====== Dataset extract

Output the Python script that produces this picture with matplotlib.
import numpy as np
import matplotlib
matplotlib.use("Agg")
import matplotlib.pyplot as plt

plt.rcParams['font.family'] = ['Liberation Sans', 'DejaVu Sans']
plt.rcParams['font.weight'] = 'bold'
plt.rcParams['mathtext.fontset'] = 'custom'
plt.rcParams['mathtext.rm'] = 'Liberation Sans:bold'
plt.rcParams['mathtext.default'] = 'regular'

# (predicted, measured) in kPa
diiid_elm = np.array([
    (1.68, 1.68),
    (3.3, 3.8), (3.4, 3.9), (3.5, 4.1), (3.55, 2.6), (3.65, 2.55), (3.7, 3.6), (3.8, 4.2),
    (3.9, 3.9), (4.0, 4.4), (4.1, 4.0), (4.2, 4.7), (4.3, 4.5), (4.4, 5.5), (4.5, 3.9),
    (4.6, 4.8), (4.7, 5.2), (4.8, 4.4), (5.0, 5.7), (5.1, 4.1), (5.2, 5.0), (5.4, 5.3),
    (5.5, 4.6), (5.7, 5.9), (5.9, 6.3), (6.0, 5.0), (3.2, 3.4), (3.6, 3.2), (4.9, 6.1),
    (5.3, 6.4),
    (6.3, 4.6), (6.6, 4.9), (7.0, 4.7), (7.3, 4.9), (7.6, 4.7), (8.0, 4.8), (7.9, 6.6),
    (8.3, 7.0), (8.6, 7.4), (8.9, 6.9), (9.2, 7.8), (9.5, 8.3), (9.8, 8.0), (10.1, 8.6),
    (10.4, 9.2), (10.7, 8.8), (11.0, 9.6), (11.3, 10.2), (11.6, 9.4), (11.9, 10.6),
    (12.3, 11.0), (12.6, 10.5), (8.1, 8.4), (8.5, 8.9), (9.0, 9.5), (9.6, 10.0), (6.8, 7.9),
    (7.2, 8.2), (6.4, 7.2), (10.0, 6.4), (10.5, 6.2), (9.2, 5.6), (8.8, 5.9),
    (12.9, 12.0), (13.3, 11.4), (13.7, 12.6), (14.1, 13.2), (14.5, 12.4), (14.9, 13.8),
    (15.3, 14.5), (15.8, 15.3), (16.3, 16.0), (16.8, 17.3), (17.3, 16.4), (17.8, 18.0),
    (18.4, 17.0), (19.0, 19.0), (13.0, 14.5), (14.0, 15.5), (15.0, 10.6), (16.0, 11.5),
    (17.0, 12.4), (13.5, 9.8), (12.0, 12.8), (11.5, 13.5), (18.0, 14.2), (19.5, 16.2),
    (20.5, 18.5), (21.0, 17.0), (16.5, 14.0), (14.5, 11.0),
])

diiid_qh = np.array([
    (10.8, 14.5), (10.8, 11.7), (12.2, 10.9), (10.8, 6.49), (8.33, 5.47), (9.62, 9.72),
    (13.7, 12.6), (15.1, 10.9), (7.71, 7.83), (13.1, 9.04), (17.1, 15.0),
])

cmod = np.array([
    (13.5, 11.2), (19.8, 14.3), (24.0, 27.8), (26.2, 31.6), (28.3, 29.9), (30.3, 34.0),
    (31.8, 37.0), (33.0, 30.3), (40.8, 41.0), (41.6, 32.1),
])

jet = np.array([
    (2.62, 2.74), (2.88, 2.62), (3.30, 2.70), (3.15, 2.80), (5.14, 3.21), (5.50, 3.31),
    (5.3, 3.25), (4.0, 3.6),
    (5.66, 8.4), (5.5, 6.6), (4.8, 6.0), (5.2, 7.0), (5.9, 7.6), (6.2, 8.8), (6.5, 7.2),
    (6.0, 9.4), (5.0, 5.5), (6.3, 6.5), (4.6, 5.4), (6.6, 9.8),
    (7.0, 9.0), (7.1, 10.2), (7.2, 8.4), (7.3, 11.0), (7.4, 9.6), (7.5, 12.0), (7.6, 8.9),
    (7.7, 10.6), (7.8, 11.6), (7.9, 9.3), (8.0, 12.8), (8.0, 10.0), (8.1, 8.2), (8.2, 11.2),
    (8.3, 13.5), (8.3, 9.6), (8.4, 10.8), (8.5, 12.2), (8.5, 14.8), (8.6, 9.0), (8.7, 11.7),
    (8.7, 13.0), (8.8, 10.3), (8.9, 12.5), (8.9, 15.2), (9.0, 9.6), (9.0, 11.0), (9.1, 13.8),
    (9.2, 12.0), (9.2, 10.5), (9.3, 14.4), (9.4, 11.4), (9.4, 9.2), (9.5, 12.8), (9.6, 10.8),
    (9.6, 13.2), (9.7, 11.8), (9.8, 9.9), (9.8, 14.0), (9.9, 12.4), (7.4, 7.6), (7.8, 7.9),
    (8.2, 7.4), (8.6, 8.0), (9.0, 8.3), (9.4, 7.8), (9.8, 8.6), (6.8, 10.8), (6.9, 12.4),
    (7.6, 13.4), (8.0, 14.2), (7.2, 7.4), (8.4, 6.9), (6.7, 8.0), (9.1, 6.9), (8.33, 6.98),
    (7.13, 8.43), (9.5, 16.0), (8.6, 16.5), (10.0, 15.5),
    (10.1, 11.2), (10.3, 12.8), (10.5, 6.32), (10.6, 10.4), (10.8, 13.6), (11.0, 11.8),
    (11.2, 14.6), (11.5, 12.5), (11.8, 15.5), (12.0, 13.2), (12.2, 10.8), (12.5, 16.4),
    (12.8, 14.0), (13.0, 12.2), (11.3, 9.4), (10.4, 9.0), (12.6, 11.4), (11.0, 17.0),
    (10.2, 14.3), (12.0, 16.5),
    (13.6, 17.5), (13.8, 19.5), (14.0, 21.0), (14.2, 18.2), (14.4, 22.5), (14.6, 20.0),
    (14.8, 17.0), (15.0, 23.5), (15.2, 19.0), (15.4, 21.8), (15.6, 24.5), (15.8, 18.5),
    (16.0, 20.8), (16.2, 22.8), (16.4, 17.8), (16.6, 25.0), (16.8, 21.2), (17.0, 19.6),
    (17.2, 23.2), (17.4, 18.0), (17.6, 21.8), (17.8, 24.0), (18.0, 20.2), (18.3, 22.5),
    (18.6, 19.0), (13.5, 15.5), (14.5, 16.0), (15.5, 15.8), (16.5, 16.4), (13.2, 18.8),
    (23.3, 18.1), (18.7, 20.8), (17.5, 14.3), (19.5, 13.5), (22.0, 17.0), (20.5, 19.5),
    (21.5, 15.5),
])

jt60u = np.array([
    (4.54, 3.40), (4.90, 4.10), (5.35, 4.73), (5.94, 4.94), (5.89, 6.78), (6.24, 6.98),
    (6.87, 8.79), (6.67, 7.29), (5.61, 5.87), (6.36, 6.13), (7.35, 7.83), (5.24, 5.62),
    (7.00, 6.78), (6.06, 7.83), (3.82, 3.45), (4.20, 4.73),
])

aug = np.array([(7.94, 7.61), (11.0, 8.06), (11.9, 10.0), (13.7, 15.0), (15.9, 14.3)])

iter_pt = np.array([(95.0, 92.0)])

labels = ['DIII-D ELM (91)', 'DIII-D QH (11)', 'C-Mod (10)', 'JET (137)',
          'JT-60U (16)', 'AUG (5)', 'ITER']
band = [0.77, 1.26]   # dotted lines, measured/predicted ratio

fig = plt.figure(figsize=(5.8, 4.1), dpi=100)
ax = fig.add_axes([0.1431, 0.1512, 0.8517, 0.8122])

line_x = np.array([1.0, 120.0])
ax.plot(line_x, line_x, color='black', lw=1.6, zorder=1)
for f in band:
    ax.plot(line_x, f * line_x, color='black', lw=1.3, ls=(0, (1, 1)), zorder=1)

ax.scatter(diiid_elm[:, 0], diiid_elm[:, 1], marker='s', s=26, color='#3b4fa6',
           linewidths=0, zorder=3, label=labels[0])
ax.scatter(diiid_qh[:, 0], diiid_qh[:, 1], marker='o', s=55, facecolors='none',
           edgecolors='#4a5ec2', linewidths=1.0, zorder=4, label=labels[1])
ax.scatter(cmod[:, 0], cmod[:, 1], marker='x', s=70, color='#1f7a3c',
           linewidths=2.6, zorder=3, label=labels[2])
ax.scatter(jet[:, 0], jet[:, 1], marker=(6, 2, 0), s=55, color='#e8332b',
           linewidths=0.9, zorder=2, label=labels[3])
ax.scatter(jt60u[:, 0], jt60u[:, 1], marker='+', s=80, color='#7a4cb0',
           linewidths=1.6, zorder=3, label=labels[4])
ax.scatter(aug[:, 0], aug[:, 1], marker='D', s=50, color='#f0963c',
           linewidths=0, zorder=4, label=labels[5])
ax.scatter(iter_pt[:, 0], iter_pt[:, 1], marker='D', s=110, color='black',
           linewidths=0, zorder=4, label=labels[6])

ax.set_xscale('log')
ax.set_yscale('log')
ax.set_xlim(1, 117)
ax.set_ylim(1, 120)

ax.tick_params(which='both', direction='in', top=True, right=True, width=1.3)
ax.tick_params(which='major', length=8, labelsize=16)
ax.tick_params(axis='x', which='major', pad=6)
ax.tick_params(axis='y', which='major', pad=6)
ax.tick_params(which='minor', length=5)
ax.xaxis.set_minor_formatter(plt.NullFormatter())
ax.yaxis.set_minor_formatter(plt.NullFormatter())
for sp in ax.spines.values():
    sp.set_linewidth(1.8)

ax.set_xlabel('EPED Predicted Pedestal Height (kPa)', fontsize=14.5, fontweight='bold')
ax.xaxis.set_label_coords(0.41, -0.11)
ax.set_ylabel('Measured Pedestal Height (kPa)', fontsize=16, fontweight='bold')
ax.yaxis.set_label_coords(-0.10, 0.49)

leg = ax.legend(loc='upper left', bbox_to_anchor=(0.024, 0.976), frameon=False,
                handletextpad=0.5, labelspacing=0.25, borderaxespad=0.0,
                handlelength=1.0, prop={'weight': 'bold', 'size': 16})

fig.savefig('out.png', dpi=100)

============

## [The exercise]
Lines from the start of the material above through the line containing "import matplotlib.pyplot as plt" are to be duplicated exactly, and only those.

## [Task result]
Output the Python script that produces this picture with matplotlib.
import numpy as np
import matplotlib
matplotlib.use("Agg")
import matplotlib.pyplot as plt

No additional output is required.